▶ _Written task_
The lines from the top of the material below through the line containing "return 1 - y / H" are to be printed exactly, with pictures omitted.

▶ _Data shown_
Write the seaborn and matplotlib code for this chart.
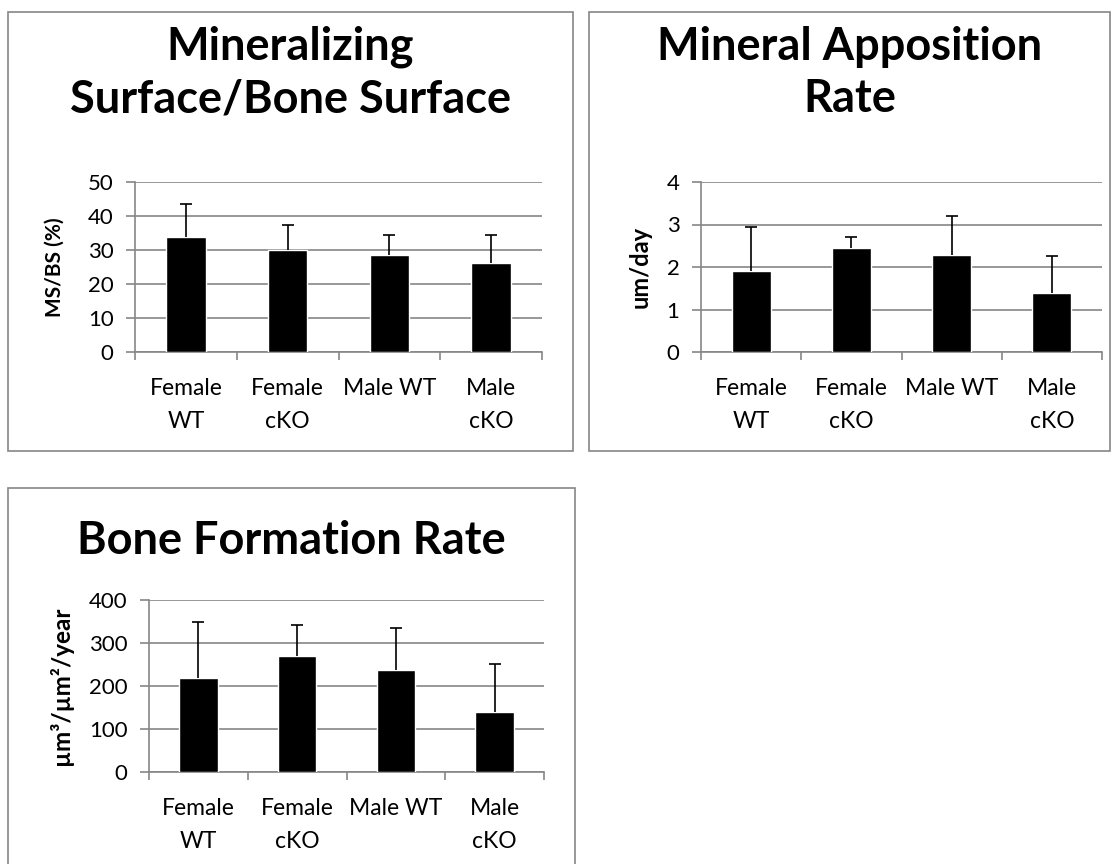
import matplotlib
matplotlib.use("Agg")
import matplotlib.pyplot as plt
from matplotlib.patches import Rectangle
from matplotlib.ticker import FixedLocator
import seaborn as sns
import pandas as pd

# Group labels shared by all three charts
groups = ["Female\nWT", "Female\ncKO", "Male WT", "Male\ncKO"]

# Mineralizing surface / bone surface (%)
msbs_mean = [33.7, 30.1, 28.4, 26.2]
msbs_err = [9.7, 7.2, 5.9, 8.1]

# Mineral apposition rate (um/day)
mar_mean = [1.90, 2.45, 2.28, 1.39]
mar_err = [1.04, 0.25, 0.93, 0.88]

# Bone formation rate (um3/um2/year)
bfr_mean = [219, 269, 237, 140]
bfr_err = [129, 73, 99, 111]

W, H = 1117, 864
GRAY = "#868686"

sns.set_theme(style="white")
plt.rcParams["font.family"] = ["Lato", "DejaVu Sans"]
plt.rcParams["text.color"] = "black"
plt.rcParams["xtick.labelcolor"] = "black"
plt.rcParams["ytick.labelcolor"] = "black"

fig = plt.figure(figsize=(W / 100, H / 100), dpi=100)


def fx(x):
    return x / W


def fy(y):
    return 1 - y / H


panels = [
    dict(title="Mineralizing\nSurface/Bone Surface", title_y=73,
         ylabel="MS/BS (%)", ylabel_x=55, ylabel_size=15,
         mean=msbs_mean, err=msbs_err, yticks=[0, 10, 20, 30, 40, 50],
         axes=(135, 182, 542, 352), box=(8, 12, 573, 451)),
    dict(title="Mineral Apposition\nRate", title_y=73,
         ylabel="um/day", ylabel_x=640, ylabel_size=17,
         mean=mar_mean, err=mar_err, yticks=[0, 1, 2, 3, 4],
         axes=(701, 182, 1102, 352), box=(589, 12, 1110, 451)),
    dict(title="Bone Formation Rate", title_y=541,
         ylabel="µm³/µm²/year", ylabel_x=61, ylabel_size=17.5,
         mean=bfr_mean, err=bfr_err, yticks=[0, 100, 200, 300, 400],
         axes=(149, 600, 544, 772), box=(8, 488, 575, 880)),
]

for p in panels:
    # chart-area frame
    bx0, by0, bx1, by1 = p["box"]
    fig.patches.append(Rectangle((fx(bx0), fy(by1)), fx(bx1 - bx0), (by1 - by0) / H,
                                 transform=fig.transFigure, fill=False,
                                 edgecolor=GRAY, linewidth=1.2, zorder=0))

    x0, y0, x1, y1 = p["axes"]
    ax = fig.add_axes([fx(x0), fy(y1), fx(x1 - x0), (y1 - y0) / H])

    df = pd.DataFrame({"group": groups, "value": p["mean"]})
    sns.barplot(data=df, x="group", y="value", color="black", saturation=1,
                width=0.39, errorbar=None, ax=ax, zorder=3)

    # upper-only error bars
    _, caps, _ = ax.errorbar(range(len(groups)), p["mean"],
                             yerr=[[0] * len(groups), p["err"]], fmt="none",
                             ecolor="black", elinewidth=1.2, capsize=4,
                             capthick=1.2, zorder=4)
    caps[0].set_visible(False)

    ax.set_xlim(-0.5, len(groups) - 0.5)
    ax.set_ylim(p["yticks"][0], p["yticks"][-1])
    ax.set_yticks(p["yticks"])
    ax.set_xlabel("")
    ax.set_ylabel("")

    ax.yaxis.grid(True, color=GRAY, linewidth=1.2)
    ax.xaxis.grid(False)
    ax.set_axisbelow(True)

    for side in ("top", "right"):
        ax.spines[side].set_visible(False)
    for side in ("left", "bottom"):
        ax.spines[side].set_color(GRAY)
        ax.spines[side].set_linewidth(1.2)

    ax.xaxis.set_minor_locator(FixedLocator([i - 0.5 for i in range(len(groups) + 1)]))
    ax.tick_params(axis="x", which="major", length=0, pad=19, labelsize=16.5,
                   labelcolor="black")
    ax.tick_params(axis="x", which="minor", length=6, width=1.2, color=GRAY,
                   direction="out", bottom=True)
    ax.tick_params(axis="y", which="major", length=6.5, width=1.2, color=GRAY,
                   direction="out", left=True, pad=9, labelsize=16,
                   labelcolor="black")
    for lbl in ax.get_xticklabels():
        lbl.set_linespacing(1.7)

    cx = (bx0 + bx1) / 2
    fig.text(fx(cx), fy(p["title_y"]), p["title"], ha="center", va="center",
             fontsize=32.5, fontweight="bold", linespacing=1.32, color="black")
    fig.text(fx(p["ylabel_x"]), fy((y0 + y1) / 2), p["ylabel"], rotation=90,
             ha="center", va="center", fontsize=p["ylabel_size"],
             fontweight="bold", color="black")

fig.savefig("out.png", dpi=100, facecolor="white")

▶ _Full solution_
Write the seaborn and matplotlib code for this chart.
import matplotlib
matplotlib.use("Agg")
import matplotlib.pyplot as plt
from matplotlib.patches import Rectangle
from matplotlib.ticker import FixedLocator
import seaborn as sns
import pandas as pd

# Group labels shared by all three charts
groups = ["Female\nWT", "Female\ncKO", "Male WT", "Male\ncKO"]

# Mineralizing surface / bone surface (%)
msbs_mean = [33.7, 30.1, 28.4, 26.2]
msbs_err = [9.7, 7.2, 5.9, 8.1]

# Mineral apposition rate (um/day)
mar_mean = [1.90, 2.45, 2.28, 1.39]
mar_err = [1.04, 0.25, 0.93, 0.88]

# Bone formation rate (um3/um2/year)
bfr_mean = [219, 269, 237, 140]
bfr_err = [129, 73, 99, 111]

W, H = 1117, 864
GRAY = "#868686"

sns.set_theme(style="white")
plt.rcParams["font.family"] = ["Lato", "DejaVu Sans"]
plt.rcParams["text.color"] = "black"
plt.rcParams["xtick.labelcolor"] = "black"
plt.rcParams["ytick.labelcolor"] = "black"

fig = plt.figure(figsize=(W / 100, H / 100), dpi=100)


def fx(x):
    return x / W


def fy(y):
    return 1 - y / H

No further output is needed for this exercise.